El 27 de enero de 1945, pocos meses antes de que el nazismo cayera derrotado definitivamente en la Segunda Guerra Mundial, el campo de concentración y exterminio de Auschwitz-Birkenau fue liberado. Desde 2005, Naciones Unidas ha dedicado la fecha de hoy a la memoria de aquella brutalidad, del mal absoluto, el asesinato planificado de los judíos en Europa bajo el yugo nazi. En la tierra de Israel, el museo del Holocausto, el centro para la memoria de aquella vergüenza que asfixió al mundo libre, el Yad Vashem, ha reunido a la inmensa mayoría de los líderes mundiales para conmemorar el setenta y cinco aniversario de la liberación.

Con la liberación eclosionó el conocimiento público de la ignominia que allí, y en otros muchos lugares de muerte, se vivió. Conllevó la culpa de los que habían dirigido el genocidio, hasta donde se supo y se pudo, y la reparación por la memoria de los muertos, hasta donde se supo -que fue más de lo que se pudo y mucho menos de lo debido- y la reconstrucción de la vida de los supervivientes mediante el esfuerzo heroico de seguir viviendo, aunque no pudieran o no supieran hacerlo.

El Rey de España, la patria de Maimónides, la de las llaves de las casas dejadas en Sefarad, dirigió un discurso la semana pasada en Jerusalén en nombre de todos para condensar las zonas comunes de los herederos de aquel tiempo cruel, cuando el daño causado fue amplificado por muchos silencios cobardes y torpedeado por unas pocas vidas valientes que salvaron otras ("quien salva una vida, salva al mundo entero", dice el Talmud). "Nunca jamás", señaló. Con Rabbi Moshé ben Maimón, recordó que los males que nos dividen provienen de la ignorancia, y -con la única afirmación compatible con el respeto por la dignidad humana- describió que no solo es el recuerdo de las víctimas y la repugnancia hacia el horror lo que debe movernos, sino la responsabilidad colectiva y personal para que no haya ni una sola habitación en la casa de nuestra vida donde quepa el racismo, el discurso del odio, la xenofobia y el antisemitismo.
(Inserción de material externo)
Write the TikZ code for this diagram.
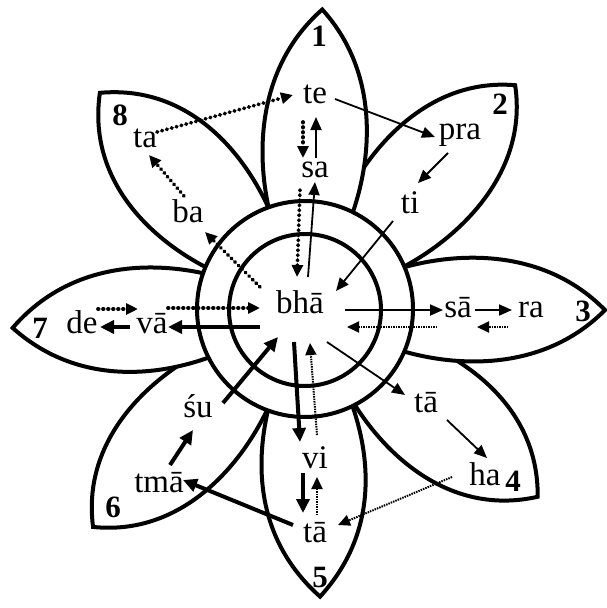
\documentclass[tikz,border=0pt]{standalone}
\usepackage{fontspec}
\setmainfont{Liberation Serif}
\usetikzlibrary{arrows.meta}

\begin{document}
\begin{tikzpicture}[
    x=1pt, y=-1pt,
    syl/.style={inner sep=0pt, anchor=base, font=\fontsize{33}{36}\selectfont},
    num/.style={inner sep=0pt, font=\fontsize{31}{34}\selectfont\bfseries},
    petal/.style={draw, line width=4pt, fill=white},
    ring/.style={draw, circle, line width=4pt, fill=white, inner sep=0pt},
    arrow/.style={-{Triangle[length=13pt, width=11pt]}, line width=1.8pt},
    heavy/.style={-{Triangle[length=14pt, width=13pt]}, line width=4pt},
    dots/.style={-{Triangle[length=12pt, width=11pt]}, line width=3.8pt, line cap=round, dash pattern=on 0.6pt off 4.4pt},
    fine/.style={-{Triangle[length=12pt, width=11pt]}, line width=2pt, dash pattern=on 1.5pt off 1pt}
]
\useasboundingbox (0,0) rectangle (606,608);

% petals: diagonal ones first, the four cardinal ones over them
\foreach \ang/\len in {46.8/307, -38.9/299, -134.2/304, 133.5/298}
  \draw[petal, shift={(305,309)}, rotate=\ang]
    (80,-36) -- (80,36) .. controls (140,62) and (\len-60,76) .. (\len,0)
    .. controls (\len-60,-76) and (140,-62) .. (80,-36) -- cycle;
\foreach \ang/\len in {86.7/300, -0.2/300, -87/288, 183.7/293}
  \draw[petal, shift={(305,309)}, rotate=\ang]
    (80,-36) -- (80,36) .. controls (140,58) and (\len-65,66) .. (\len,0)
    .. controls (\len-65,-66) and (140,-58) .. (80,-36) -- cycle;

\node[ring, minimum size=216pt] (outer) at (305,309) {};
\node[ring, minimum size=152pt] (inner) at (305,310) {};

% petal numbers
\node[num] (n1) at (319,36) {1};
\node[num] (n2) at (500,104) {2};
\node[num] (n3) at (583,311) {3};
\node[num] (n4) at (513,481) {4};
\node[num] (n5) at (320,577) {5};
\node[num] (n6) at (113,507) {6};
\node[num] (n7) at (40,328) {7};
\node[num] (n8) at (120,115) {8};

% syllables
\node[syl] (bha) at (300,313) {bhā};
\node[syl] (te) at (315,103) {te};
\node[syl] (sa) at (315,177) {sa};
\node[syl] (pra) at (460,139) {pra};
\node[syl] (ti) at (410,213) {ti};
\node[syl] (ta) at (145,147) {ta};
\node[syl] (ba) at (188,222) {ba};
\node[syl] (de) at (82,333) {de};
\node[syl] (va) at (152,333) {vā};
\node[syl] (saa) at (458,317) {sā};
\node[syl] (ra) at (531,317) {ra};
\node[syl] (taa) at (426,412) {tā};
\node[syl] (ha) at (485,485) {ha};
\node[syl] (vi) at (315,468) {vi};
\node[syl] (tab) at (315,542) {tā};
\node[syl] (su) at (198,417) {śu};
\node[syl] (tma) at (159,492) {tmā};

% upper petals
\draw[arrow] ([shift={(20,-4)}]te.base) -- ([shift={(-25,-2)}]pra.base);
\draw[arrow] ([shift={(-12,14)}]pra.base) -- ([shift={(8,-30)}]ti.base);
\draw[arrow] ([shift={(-17,8)}]ti.base) -- ([shift={(36,-22)}]bha.base);
\draw[arrow] ([shift={(8,-36)}]bha.base) -- ([shift={(0,5)}]sa.base);
\draw[arrow] ([shift={(1,-19)}]sa.base) -- ([shift={(1,14)}]te.base);
\draw[dots] ([shift={(-12,19)}]te.base) -- ([shift={(-12,-19)}]sa.base);
\draw[dots] ([shift={(-15,13)}]sa.base) -- ([shift={(-3,-36)}]bha.base);
\draw[dots] ([shift={(-40,-26)}]bha.base) -- ([shift={(17,10)}]ba.base);
\draw[dots] ([shift={(-4,-26)}]ba.base) -- ([shift={(4,8)}]ta.base);
\draw[dots] ([shift={(12,-15)}]ta.base) -- ([shift={(-22,-8)}]te.base);

% left and right petals
\draw[dots] ([shift={(16,-24)}]de.base) -- ([shift={(-14,-24)}]va.base);
\draw[dots] ([shift={(16,-25)}]va.base) -- ([shift={(-40,-5)}]bha.base);
\draw[heavy] ([shift={(-40,14)}]bha.base) -- ([shift={(16,-6)}]va.base);
\draw[heavy] ([shift={(-22,-6)}]va.base) -- ([shift={(18,-6)}]de.base);
\draw[arrow] ([shift={(45,-3)}]bha.base) -- ([shift={(-15,-7)}]saa.base);
\draw[arrow] ([shift={(17,-7)}]saa.base) -- ([shift={(-19,-7)}]ra.base);
\draw[fine] ([shift={(-23,10)}]ra.base) -- ([shift={(19,10)}]saa.base);
\draw[fine] ([shift={(-21,10)}]saa.base) -- ([shift={(47,14)}]bha.base);

% lower petals
\draw[arrow] ([shift={(27,29)}]bha.base) -- ([shift={(-21,-17)}]taa.base);
\draw[arrow] ([shift={(21,8)}]taa.base) -- ([shift={(2,-27)}]ha.base);
\draw[fine] ([shift={(-33,-8)}]ha.base) -- ([shift={(23,-17)}]tab.base);
\draw[heavy] ([shift={(-6,29)}]bha.base) -- ([shift={(-15,-26)}]vi.base);
\draw[fine] ([shift={(2,-33)}]vi.base) -- ([shift={(10,30)}]bha.base);
\draw[heavy] ([shift={(-12,5)}]vi.base) -- ([shift={(-12,-29)}]tab.base);
\draw[fine] ([shift={(2,-27)}]tab.base) -- ([shift={(2,9)}]vi.base);
\draw[heavy] ([shift={(-22,-17)}]tab.base) -- ([shift={(24,-12)}]tma.base);
\draw[heavy] ([shift={(11,-27)}]tma.base) -- ([shift={(-5,13)}]su.base);
\draw[heavy] ([shift={(25,-14)}]su.base) -- ([shift={(-22,24)}]bha.base);
\end{tikzpicture}
\end{document}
Escucharemos, seguro, la vileza ruin de reducir el honor de la memoria. Nos dirán, falsamente, que los agredidos de ayer son los agresores de hoy, para que recordar la agresión parezca justificar otra y, así, no se haga porque no se merece. Por fortuna, la memoria sobresale por encima de la imbecilidad torpe que apuntala con su atrevimiento ignorante al odio nuevo: camuflarlo como una reacción; odiar, igual que antes, pero que no lo parezca. Los necios no lo saben; los malvados, sí.

La memoria borró el miedo, porque conocemos lo que fue, y la dignidad vence. Muchos brindamos cada año para celebrar el siguiente en Jerusalem porque muchos otros más nunca pudieron hacerlo. No somos ellos, se los arrebataron al mundo, solo sustituimos vidas para que no grite el silencio. Nunca jamás, leolám lo Od. Lejaim!